[sakai2-tcc] Cross cutting concerns and prompt patching during a major release

csev csev at umich.edu
Thu Nov 25 07:02:28 PST 2010


I was thinking about this some more and came up with the following idea.  I think that one of the ideas this discussion is trying to get its hands around is quicker throughput for patches that are ready to go.   The proposed process feels like an "escalation process" which probably is not really necessary.

As a project lead myself, I would *love* to have a nice, simple place I could look for patches that are considered "trunk-ready" - this would be very useful for me - I would have a few hours of time and ready to clean up so low-hanging fruit - I would go and look for these easy wins and review and commit them.

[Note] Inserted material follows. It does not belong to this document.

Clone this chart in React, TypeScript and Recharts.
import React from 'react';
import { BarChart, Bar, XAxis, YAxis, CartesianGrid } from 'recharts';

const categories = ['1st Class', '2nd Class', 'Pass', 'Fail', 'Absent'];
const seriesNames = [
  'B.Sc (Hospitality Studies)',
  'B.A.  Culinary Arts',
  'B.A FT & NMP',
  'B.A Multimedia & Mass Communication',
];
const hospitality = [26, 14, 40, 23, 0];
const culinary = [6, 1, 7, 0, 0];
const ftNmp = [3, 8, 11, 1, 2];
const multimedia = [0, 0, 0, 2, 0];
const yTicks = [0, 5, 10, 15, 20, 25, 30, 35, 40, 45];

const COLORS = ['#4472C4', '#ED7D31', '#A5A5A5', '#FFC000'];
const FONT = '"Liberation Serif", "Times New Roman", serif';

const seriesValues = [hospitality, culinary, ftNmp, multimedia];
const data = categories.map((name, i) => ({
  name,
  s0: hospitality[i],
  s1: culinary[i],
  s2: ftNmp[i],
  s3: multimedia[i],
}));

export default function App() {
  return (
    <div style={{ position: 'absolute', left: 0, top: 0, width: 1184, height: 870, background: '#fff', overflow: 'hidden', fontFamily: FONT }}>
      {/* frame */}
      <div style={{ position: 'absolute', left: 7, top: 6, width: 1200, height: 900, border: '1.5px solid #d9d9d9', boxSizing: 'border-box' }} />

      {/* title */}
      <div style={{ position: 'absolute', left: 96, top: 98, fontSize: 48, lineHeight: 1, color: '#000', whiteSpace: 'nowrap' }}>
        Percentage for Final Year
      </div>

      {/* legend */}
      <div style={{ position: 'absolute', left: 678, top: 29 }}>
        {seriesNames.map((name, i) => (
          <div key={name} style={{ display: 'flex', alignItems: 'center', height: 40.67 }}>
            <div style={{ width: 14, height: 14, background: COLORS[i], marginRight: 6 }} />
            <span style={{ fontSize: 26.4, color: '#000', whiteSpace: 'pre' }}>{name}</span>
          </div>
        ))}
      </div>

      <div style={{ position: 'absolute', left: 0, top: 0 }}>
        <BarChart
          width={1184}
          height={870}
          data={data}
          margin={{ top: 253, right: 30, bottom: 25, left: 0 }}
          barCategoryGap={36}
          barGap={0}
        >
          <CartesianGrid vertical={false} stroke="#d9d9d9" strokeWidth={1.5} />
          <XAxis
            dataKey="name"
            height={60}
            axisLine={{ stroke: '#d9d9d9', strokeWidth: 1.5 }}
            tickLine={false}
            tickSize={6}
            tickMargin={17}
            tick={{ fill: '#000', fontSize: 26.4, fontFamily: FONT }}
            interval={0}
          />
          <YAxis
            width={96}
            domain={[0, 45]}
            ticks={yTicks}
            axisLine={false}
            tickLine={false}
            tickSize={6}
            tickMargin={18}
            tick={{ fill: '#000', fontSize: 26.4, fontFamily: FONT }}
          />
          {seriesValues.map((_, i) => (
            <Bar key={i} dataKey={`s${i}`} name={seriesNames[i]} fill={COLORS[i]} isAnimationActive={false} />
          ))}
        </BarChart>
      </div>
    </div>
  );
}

So I propose the follows:  Add (yet another) drop down to JIRA similar to the "Which branch(es) to put this in" to allow anyone to create and/or edit a JIRA and indicate that in their opinion this JIRA and its patch is good quality and just needs to be put in trunk.  The drop down should be three-states - trunk-ready/not-trunk-ready/applied

I could make a filter in Basic LTI and Portal that I could pull these up easily and separate the low-hanging fruit from the harder stuff that will take more time.

And if I take a look and disagree, I simply edit the JIRA with a note as to how and why I think this is not trunk ready and we have a dialog right there in JIRA for all to see and nicely recorded in the right place.   Just like a branch merge - things might go back and forth a bit.

Or perhaps the initial committer did not indicate "trunk ready" and a QA sweep goes through and thinks it is trunk-ready, and indicates as such and thus begins the interaction.

I think this is cool as heck and would be really useful for me as a project lead.

I think that this discussion talks about a second problem that to me is very independent - the problem of unresponsive project leads.  Again, this is pretty independent - and this is why we have the MT - at some point if a lead sort of retires and becomes completely unresponsive, the TCC and MT can then step in.  The MT scope is as wide as it likes but it is natural for it to focus on the fallow parts of the code base.   I think that when anyone gets the feeling that there is no one home in some project, then we should have a discussion in the TCC and MT to get a handle on things and figure out the best way forward.

But these discussions are quite different than a discussion about a single patch not moving quickly enough - I think that the "Trunk Ready" flag is a great solution for that - a solution that makes thins easier, smoother, and less confrontational.